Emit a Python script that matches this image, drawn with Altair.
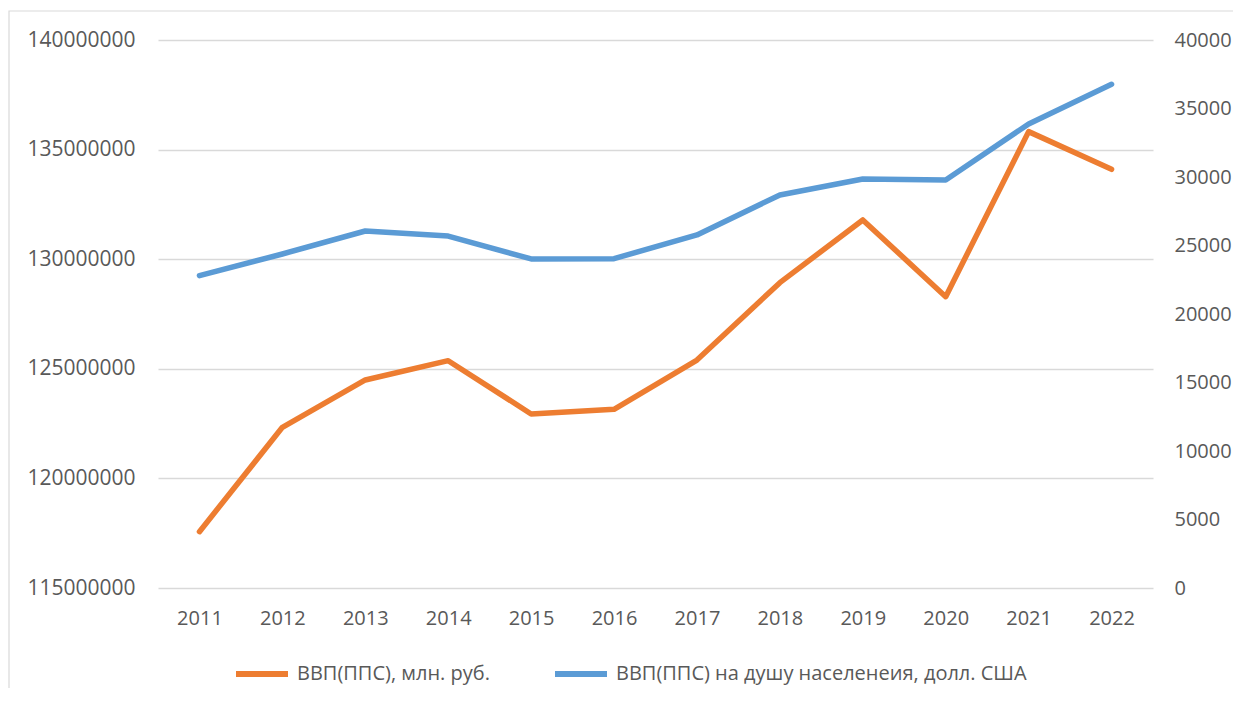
import altair as alt
import pandas as pd

years = [2011, 2012, 2013, 2014, 2015, 2016, 2017, 2018, 2019, 2020, 2021, 2022]
gdp_ppp = [117570000, 122330000, 124490000, 125370000, 122940000, 123150000,
           125400000, 128930000, 131790000, 128290000, 135820000, 134100000]
gdp_ppp_pc = [22800, 24380, 26060, 25690, 24020, 24040,
              25770, 28690, 29850, 29780, 33870, 36770]
series_names = ["ВВП(ППС), млн. руб.", "ВВП(ППС) на душу населенеия, долл. США"]
series_colors = ["#ED7D31", "#5B9BD5"]
left_ticks = [115000000, 120000000, 125000000, 130000000, 135000000, 140000000]
right_ticks = [0, 5000, 10000, 15000, 20000, 25000, 30000, 35000, 40000]

df = pd.DataFrame({"year": [str(y) for y in years], "gdp": gdp_ppp, "gdp_pc": gdp_ppp_pc})

FONT = "Open Sans"
TXT = "#595959"
GRID = "#D9D9D9"

color_scale = alt.Scale(domain=series_names, range=series_colors)
legend = alt.Legend(
    title=None, orient="none", direction="horizontal", legendX=75, legendY=605,
    symbolType="stroke", symbolSize=2704, symbolStrokeWidth=6,
    labelFont=FONT, labelFontSize=20, labelColor=TXT, labelOffset=6, labelLimit=600,
    columnPadding=53, padding=0,
)

x_enc = alt.X(
    "year:O",
    scale=alt.Scale(type="point", padding=0.5),
    axis=alt.Axis(title=None, labelAngle=0, domain=False, ticks=False, grid=False,
                  labelPadding=20, labelFont=FONT, labelFontSize=20, labelColor=TXT),
)

base = alt.Chart(df)

orange = base.transform_calculate(series=f"'{series_names[0]}'").mark_line(
    strokeWidth=5.5, strokeCap="round", strokeJoin="round"
).encode(
    x=x_enc,
    y=alt.Y("gdp:Q",
            scale=alt.Scale(domain=[115000000, 140000000], nice=False, zero=False),
            axis=alt.Axis(title=None, orient="left", values=left_ticks, format="d",
                          domain=False, ticks=False, grid=True, gridColor=GRID, gridWidth=1.3,
                          labelPadding=23, labelFont=FONT, labelFontSize=21, labelColor=TXT)),
    color=alt.Color("series:N", scale=color_scale, legend=legend),
)

blue = base.transform_calculate(series=f"'{series_names[1]}'").mark_line(
    strokeWidth=5.5, strokeCap="round", strokeJoin="round"
).encode(
    x=x_enc,
    y=alt.Y("gdp_pc:Q",
            scale=alt.Scale(domain=[0, 40000], nice=False),
            axis=alt.Axis(title=None, orient="right", values=right_ticks, format="d",
                          domain=False, ticks=False, grid=False,
                          labelPadding=21, labelFont=FONT, labelFontSize=20, labelColor=TXT)),
    color=alt.Color("series:N", scale=color_scale, legend=legend),
)

frame = alt.Chart(alt.Data(values=[{"a": 1}])).mark_rect(
    fill="transparent", stroke=GRID, strokeWidth=1.2
).encode(
    x=alt.value(-149), x2=alt.value(1300), y=alt.value(-29), y2=alt.value(900)
)

chart = alt.layer(frame, blue, orange).resolve_scale(y="independent").properties(
    width=995, height=548,
    autosize=alt.AutoSizeParams(type="none"),
    padding={"left": 150, "top": 32, "right": 80, "bottom": 100},
    background="white",
).configure_view(strokeWidth=0)

chart.save("out.html", embed_options={"renderer": "svg", "actions": False})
· · · · · · ·
Stated exercise: Go from the first line of the listing to the line holding "base = alt.Chart(df)" and, please, transcribe those lines exactly, both included, with no pictures.

Solution to the problem:
Emit a Python script that matches this image, drawn with Altair.
import altair as alt
import pandas as pd

years = [2011, 2012, 2013, 2014, 2015, 2016, 2017, 2018, 2019, 2020, 2021, 2022]
gdp_ppp = [117570000, 122330000, 124490000, 125370000, 122940000, 123150000,
           125400000, 128930000, 131790000, 128290000, 135820000, 134100000]
gdp_ppp_pc = [22800, 24380, 26060, 25690, 24020, 24040,
              25770, 28690, 29850, 29780, 33870, 36770]
series_names = ["ВВП(ППС), млн. руб.", "ВВП(ППС) на душу населенеия, долл. США"]
series_colors = ["#ED7D31", "#5B9BD5"]
left_ticks = [115000000, 120000000, 125000000, 130000000, 135000000, 140000000]
right_ticks = [0, 5000, 10000, 15000, 20000, 25000, 30000, 35000, 40000]

df = pd.DataFrame({"year": [str(y) for y in years], "gdp": gdp_ppp, "gdp_pc": gdp_ppp_pc})

FONT = "Open Sans"
TXT = "#595959"
GRID = "#D9D9D9"

color_scale = alt.Scale(domain=series_names, range=series_colors)
legend = alt.Legend(
    title=None, orient="none", direction="horizontal", legendX=75, legendY=605,
    symbolType="stroke", symbolSize=2704, symbolStrokeWidth=6,
    labelFont=FONT, labelFontSize=20, labelColor=TXT, labelOffset=6, labelLimit=600,
    columnPadding=53, padding=0,
)

x_enc = alt.X(
    "year:O",
    scale=alt.Scale(type="point", padding=0.5),
    axis=alt.Axis(title=None, labelAngle=0, domain=False, ticks=False, grid=False,
                  labelPadding=20, labelFont=FONT, labelFontSize=20, labelColor=TXT),
)

base = alt.Chart(df)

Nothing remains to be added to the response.